• [Goal]:
Transcribe the full listing exactly, and drop every picture.

--- Information shown ---

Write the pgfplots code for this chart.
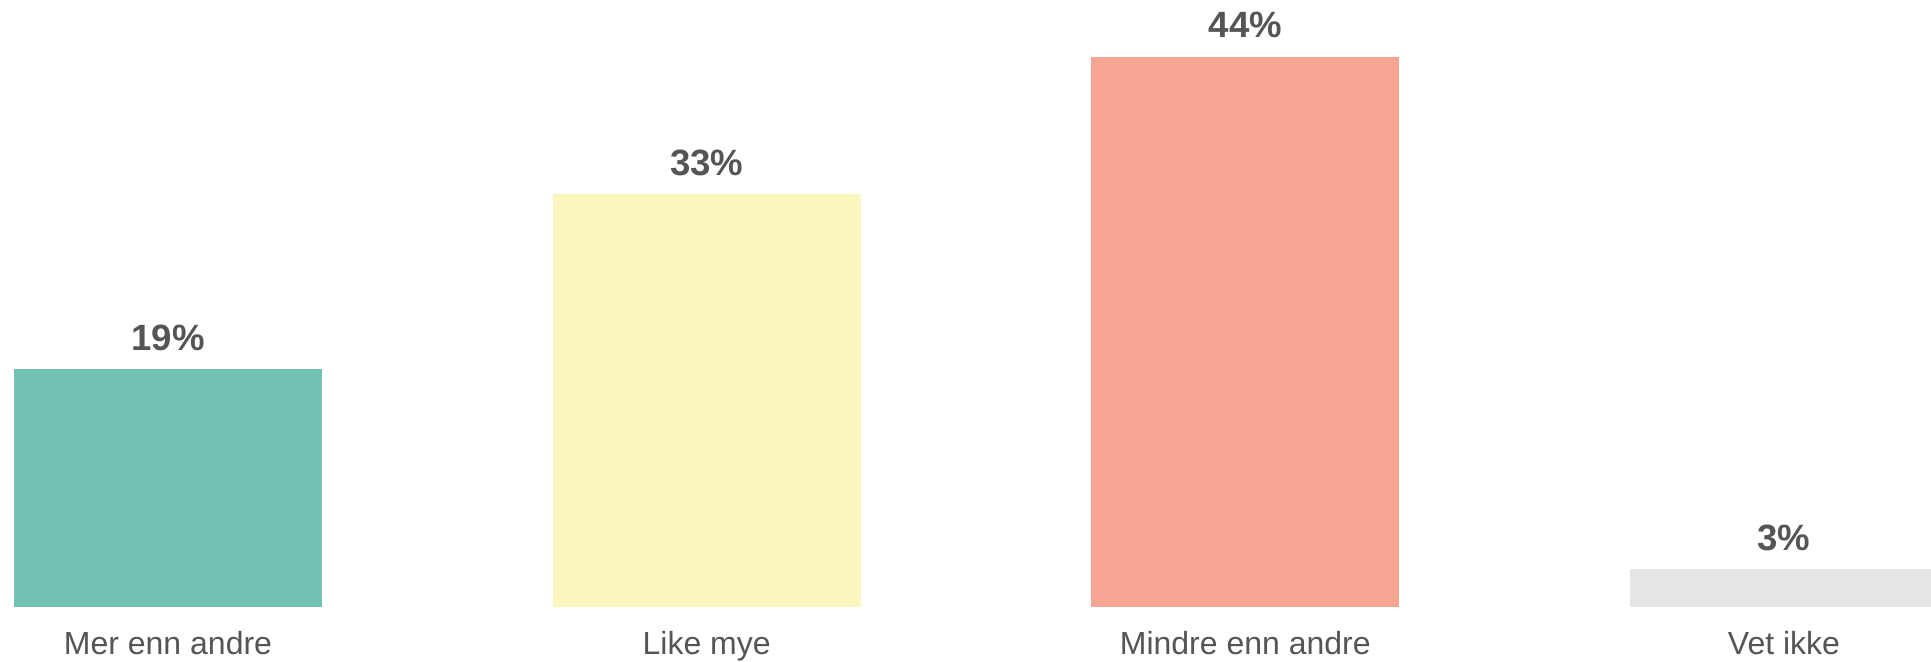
\documentclass[border=0pt]{standalone}
\usepackage{pgfplots}
\pgfplotsset{compat=1.18}
\usepackage{fontspec}
\setmainfont{Liberation Sans}
\definecolor{txt}{HTML}{555555}
\definecolor{cteal}{HTML}{72C3B4}
\definecolor{cyellow}{HTML}{FBF6BE}
\definecolor{csalmon}{HTML}{F6A594}
\definecolor{cgray}{HTML}{E6E6E6}
\begin{document}
\begin{tikzpicture}
  % 1 px of the reference = 0.5pt
  \begin{axis}[
      at={(0,0)}, anchor=south west,
      scale only axis,
      width=965.5pt, height=303.5pt,
      xmin=-0.3119, xmax=3.273,
      ymin=0, ymax=48.56,
      ybar, bar width=0.572,
      clip mode=individual,
      axis line style={draw=none},
      tick style={draw=none},
      ytick=\empty,
      xtick={0,1,2,3},
      xticklabels={Mer enn andre, Like mye, Mindre enn andre, Vet ikke},
      xticklabel style={anchor=base, yshift=-19.5pt, inner sep=0pt,
        font=\fontsize{16}{18}\selectfont, text=txt},
      /pgf/number format/assume math mode=true,
      nodes near coords={\pgfmathprintnumber{\pgfplotspointmeta}\%},
      every node near coord/.append style={anchor=base, yshift=9.5pt,
        inner sep=0pt, font=\bfseries\fontsize{18.3}{20}\selectfont, text=txt},
    ]
    \addplot[fill=cteal, draw=none, bar shift=0pt] coordinates {(0,19)};
    \addplot[fill=cyellow, draw=none, bar shift=0pt] coordinates {(1,33)};
    \addplot[fill=csalmon, draw=none, bar shift=0pt] coordinates {(2,44)};
    \addplot[fill=cgray, draw=none, bar shift=0pt] coordinates {(3,3)};
  \end{axis}
  \pgfresetboundingbox
  \useasboundingbox (0,-27.5pt) rectangle (965.5pt,303.5pt);
\end{tikzpicture}
\end{document}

---

• [Correct response]:
Write the pgfplots code for this chart.
\documentclass[border=0pt]{standalone}
\usepackage{pgfplots}
\pgfplotsset{compat=1.18}
\usepackage{fontspec}
\setmainfont{Liberation Sans}
\definecolor{txt}{HTML}{555555}
\definecolor{cteal}{HTML}{72C3B4}
\definecolor{cyellow}{HTML}{FBF6BE}
\definecolor{csalmon}{HTML}{F6A594}
\definecolor{cgray}{HTML}{E6E6E6}
\begin{document}
\begin{tikzpicture}
  % 1 px of the reference = 0.5pt
  \begin{axis}[
      at={(0,0)}, anchor=south west,
      scale only axis,
      width=965.5pt, height=303.5pt,
      xmin=-0.3119, xmax=3.273,
      ymin=0, ymax=48.56,
      ybar, bar width=0.572,
      clip mode=individual,
      axis line style={draw=none},
      tick style={draw=none},
      ytick=\empty,
      xtick={0,1,2,3},
      xticklabels={Mer enn andre, Like mye, Mindre enn andre, Vet ikke},
      xticklabel style={anchor=base, yshift=-19.5pt, inner sep=0pt,
        font=\fontsize{16}{18}\selectfont, text=txt},
      /pgf/number format/assume math mode=true,
      nodes near coords={\pgfmathprintnumber{\pgfplotspointmeta}\%},
      every node near coord/.append style={anchor=base, yshift=9.5pt,
        inner sep=0pt, font=\bfseries\fontsize{18.3}{20}\selectfont, text=txt},
    ]
    \addplot[fill=cteal, draw=none, bar shift=0pt] coordinates {(0,19)};
    \addplot[fill=cyellow, draw=none, bar shift=0pt] coordinates {(1,33)};
    \addplot[fill=csalmon, draw=none, bar shift=0pt] coordinates {(2,44)};
    \addplot[fill=cgray, draw=none, bar shift=0pt] coordinates {(3,3)};
  \end{axis}
  \pgfresetboundingbox
  \useasboundingbox (0,-27.5pt) rectangle (965.5pt,303.5pt);
\end{tikzpicture}
\end{document}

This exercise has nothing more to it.